(Bloomberg) -- Pakistan is inching closer to reviving a $6.5 billion bailout from the International Monetary Fund after the parliament approved on Monday the plan to roll out higher taxes.
Most Read from Bloomberg
An agreement is expected to be finalized within three days after most issues were resolved, ARY News reported, citing Hamed Yaqoob Sheikh, secretary at the finance ministry. A bill that will increase the general levy to 18% from 17% and boost tax on imports of luxury items such as mobile phones to 25% from 17% was approved by the parliament.
The government had raised energy prices and let the currency weaken after the IMF called on Pakistan to scrap subsidies and enable a market-determined exchange rate. Although almost all conditions have been met, a key item that remains is further tightening of monetary policy, said Zubair Ghulam Hussain, chief executive officer at Insight Securities Pvt.
State Bank of Pakistan has raised the benchmark rate by 725 basis points since the start of 2022 to contain inflation that quickened to a 48-year high in January. SBP is scheduled to hold its next policy review on March 16.

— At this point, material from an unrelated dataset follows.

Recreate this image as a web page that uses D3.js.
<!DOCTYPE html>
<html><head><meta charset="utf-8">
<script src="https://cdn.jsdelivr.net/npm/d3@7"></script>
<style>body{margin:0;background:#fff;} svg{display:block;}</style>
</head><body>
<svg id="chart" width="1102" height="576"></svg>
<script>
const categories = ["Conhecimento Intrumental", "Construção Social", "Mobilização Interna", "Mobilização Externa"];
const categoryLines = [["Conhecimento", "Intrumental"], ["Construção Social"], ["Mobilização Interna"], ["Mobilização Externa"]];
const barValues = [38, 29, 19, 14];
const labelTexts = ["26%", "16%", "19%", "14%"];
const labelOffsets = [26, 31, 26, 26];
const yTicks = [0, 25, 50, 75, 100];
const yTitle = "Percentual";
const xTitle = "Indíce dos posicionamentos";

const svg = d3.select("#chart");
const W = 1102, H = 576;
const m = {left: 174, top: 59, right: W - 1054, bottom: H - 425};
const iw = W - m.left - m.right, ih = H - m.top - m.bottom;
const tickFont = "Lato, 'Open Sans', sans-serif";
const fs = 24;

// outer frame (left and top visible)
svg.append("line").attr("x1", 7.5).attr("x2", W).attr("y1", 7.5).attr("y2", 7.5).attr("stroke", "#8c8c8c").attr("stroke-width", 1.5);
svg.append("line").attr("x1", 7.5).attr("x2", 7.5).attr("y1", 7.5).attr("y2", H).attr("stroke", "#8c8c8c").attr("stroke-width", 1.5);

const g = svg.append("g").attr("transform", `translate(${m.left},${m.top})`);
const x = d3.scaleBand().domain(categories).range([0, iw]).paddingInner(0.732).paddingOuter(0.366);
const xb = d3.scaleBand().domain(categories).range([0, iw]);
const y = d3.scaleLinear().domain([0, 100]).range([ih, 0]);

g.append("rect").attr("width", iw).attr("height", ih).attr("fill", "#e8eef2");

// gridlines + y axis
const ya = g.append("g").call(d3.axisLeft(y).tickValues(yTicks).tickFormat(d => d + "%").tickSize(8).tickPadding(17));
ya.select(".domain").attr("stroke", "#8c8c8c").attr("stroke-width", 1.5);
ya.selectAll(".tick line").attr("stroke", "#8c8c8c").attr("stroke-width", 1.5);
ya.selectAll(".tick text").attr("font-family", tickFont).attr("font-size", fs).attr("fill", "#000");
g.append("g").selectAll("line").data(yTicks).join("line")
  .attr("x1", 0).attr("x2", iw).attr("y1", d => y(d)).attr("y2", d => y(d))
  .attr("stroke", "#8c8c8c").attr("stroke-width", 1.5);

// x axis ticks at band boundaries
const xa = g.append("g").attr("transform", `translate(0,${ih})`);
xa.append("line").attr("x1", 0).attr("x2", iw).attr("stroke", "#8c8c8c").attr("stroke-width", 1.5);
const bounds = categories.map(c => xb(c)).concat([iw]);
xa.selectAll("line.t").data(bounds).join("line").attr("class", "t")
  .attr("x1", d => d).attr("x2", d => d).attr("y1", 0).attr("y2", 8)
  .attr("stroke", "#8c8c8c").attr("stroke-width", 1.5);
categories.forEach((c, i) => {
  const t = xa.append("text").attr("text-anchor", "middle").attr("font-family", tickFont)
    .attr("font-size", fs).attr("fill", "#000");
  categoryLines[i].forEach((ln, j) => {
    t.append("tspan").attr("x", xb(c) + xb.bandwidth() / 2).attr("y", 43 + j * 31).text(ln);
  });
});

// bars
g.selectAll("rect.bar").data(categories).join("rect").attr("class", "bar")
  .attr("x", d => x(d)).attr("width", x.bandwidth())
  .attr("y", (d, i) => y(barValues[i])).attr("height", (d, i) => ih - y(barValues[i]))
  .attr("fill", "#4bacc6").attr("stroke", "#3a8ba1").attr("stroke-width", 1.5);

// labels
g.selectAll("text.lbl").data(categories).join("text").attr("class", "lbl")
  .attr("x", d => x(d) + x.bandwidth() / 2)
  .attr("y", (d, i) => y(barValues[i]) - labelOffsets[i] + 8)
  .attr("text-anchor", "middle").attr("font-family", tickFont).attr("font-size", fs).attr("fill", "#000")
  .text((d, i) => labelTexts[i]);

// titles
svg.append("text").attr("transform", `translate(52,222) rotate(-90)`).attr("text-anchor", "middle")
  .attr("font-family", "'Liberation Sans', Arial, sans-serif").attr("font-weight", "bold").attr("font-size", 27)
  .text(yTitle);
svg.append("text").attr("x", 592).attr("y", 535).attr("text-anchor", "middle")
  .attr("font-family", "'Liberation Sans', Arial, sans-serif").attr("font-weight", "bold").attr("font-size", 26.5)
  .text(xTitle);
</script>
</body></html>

What Bloomberg Economics Says...
Pakistan’s inflation is poised to leap above 30% for the first time on record as soon as February. Supply disruptions caused by flooding, and food shortages due to a scarcity of dollars to pay for sufficient imports have driven up prices. Now, steps the government has taken to fulfill IMF aid terms are about to hit consumer prices with full force.
—Ankur Shukla, India economist
For the full note, click here
(Updates with secretary’s comments in second paragraph)
Most Read from Bloomberg Businessweek
©2023 Bloomberg L.P.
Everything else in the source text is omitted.